AIM OF THE EXERCISE:
Stop after the line with "from matplotlib.patches import Rectangle": repeat exactly every line before it, beginning with the first, and that line itself.
═══ PROVIDED RECORDS ═══
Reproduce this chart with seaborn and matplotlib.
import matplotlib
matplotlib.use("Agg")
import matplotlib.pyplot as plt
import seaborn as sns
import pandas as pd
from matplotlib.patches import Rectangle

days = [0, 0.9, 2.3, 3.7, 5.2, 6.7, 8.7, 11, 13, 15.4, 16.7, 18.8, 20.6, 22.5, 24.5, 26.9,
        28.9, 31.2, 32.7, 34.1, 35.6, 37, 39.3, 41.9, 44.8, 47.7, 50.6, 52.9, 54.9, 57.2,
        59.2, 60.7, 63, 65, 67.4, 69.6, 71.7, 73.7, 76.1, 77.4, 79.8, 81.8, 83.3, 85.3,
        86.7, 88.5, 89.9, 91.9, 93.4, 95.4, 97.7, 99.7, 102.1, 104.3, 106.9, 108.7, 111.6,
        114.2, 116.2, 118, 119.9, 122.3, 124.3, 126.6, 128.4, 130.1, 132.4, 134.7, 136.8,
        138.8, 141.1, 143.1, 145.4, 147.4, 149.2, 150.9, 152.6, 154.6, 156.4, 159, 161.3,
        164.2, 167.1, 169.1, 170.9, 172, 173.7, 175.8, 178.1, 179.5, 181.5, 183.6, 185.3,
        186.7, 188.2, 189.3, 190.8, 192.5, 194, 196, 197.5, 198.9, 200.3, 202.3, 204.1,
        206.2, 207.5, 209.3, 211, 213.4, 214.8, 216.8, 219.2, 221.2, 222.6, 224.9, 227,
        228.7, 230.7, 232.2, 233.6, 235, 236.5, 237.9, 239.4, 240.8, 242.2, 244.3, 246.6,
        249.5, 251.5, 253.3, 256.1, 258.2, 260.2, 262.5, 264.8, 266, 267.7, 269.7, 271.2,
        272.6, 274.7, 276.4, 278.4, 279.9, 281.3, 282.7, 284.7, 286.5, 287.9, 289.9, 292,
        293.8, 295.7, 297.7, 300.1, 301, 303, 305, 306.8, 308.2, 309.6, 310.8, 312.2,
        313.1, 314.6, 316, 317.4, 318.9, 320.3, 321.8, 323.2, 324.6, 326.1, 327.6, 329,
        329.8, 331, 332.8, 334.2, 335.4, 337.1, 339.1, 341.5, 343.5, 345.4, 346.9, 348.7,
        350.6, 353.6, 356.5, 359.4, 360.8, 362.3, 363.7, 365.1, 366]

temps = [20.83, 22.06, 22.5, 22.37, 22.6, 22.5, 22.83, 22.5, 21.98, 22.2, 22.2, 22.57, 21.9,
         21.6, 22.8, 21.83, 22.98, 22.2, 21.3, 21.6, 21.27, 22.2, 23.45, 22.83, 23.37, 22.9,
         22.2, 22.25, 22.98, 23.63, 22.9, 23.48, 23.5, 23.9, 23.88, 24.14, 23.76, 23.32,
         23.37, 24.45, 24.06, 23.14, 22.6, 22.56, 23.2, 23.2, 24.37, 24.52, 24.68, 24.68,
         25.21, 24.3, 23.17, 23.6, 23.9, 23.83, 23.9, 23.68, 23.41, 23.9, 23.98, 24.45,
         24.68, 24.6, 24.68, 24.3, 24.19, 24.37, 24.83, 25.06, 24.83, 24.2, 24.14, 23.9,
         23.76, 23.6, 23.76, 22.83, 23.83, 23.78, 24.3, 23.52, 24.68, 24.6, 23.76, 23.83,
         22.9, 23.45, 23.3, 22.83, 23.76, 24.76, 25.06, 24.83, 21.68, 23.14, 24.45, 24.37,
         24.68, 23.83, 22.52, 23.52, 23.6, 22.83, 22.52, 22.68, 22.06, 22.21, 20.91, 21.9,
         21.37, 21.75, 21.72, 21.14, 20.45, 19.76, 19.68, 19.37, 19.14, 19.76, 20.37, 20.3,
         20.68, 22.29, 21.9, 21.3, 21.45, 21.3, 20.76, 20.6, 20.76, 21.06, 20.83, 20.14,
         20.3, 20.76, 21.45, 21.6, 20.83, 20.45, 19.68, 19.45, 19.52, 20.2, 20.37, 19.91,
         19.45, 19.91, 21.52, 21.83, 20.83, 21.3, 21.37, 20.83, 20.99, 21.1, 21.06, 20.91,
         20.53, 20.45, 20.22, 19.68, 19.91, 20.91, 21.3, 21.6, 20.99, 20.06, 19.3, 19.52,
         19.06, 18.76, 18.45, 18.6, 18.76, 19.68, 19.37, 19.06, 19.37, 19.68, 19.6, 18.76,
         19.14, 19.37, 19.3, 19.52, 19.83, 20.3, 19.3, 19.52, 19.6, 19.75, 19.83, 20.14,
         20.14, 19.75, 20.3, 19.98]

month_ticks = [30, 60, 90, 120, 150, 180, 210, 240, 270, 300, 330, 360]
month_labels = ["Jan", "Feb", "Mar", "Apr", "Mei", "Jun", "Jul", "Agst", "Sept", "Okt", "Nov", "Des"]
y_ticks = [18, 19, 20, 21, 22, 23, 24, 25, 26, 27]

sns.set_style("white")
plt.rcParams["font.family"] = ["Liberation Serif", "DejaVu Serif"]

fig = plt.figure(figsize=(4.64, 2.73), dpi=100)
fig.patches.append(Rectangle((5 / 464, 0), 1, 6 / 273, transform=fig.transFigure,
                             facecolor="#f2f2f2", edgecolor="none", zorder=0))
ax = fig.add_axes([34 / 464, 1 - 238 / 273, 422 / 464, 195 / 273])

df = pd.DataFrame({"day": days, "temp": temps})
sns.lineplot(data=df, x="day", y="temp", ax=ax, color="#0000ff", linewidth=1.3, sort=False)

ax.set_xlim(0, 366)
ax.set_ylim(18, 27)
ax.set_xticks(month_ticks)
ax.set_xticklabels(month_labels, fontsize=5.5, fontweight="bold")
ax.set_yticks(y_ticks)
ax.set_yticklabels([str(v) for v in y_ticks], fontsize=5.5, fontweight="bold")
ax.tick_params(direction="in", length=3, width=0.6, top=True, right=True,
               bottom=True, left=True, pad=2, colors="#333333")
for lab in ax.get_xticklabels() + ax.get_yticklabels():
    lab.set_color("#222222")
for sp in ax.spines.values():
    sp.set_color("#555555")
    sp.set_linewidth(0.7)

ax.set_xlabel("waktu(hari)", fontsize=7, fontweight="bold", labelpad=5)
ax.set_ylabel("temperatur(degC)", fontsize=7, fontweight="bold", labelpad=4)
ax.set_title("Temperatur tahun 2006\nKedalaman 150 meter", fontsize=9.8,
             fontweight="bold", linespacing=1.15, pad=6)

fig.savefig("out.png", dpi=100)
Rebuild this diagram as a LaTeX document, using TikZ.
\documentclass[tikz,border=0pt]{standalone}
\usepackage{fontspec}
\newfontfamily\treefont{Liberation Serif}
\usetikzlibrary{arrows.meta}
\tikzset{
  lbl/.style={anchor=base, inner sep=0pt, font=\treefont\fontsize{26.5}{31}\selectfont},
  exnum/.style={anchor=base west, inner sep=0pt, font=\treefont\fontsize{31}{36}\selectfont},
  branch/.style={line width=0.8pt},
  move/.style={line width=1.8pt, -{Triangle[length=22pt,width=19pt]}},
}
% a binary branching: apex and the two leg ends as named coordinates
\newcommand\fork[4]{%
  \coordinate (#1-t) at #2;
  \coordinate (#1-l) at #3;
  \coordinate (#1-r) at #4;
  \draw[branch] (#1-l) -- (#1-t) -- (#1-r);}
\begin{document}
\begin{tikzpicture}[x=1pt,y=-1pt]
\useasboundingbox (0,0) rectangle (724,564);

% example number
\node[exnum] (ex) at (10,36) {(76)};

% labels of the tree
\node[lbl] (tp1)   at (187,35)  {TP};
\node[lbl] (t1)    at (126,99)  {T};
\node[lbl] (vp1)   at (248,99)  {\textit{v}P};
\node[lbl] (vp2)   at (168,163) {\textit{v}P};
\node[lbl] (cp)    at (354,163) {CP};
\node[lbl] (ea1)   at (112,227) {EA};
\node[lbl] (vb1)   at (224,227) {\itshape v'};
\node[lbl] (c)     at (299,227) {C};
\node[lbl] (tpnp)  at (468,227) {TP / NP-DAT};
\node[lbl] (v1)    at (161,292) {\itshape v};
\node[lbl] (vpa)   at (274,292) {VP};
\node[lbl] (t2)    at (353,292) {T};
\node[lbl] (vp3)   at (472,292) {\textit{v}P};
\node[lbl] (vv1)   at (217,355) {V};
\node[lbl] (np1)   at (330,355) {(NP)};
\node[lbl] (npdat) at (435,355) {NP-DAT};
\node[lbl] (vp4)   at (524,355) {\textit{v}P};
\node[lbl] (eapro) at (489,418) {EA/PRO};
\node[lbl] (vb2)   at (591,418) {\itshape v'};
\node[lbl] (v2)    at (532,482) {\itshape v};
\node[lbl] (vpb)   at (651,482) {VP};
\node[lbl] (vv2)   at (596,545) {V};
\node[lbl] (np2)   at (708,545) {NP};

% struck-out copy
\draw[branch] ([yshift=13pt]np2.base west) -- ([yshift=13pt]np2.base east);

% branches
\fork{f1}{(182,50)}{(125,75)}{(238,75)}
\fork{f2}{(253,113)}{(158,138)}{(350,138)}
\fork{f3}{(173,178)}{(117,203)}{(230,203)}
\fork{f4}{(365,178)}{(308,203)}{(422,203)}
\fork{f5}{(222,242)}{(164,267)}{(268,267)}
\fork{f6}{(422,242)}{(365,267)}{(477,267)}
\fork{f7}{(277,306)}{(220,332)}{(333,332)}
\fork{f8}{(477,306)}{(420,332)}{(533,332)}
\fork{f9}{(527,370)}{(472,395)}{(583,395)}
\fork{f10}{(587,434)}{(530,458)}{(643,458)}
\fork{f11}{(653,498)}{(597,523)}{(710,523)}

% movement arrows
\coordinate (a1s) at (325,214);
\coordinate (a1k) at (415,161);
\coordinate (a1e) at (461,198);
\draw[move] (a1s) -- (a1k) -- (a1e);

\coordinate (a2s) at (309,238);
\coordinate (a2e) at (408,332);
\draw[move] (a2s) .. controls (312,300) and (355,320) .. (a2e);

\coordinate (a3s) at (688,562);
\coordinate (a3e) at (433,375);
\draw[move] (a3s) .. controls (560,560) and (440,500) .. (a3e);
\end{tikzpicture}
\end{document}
═══
WRITTEN SOLUTION:
Reproduce this chart with seaborn and matplotlib.
import matplotlib
matplotlib.use("Agg")
import matplotlib.pyplot as plt
import seaborn as sns
import pandas as pd
from matplotlib.patches import Rectangle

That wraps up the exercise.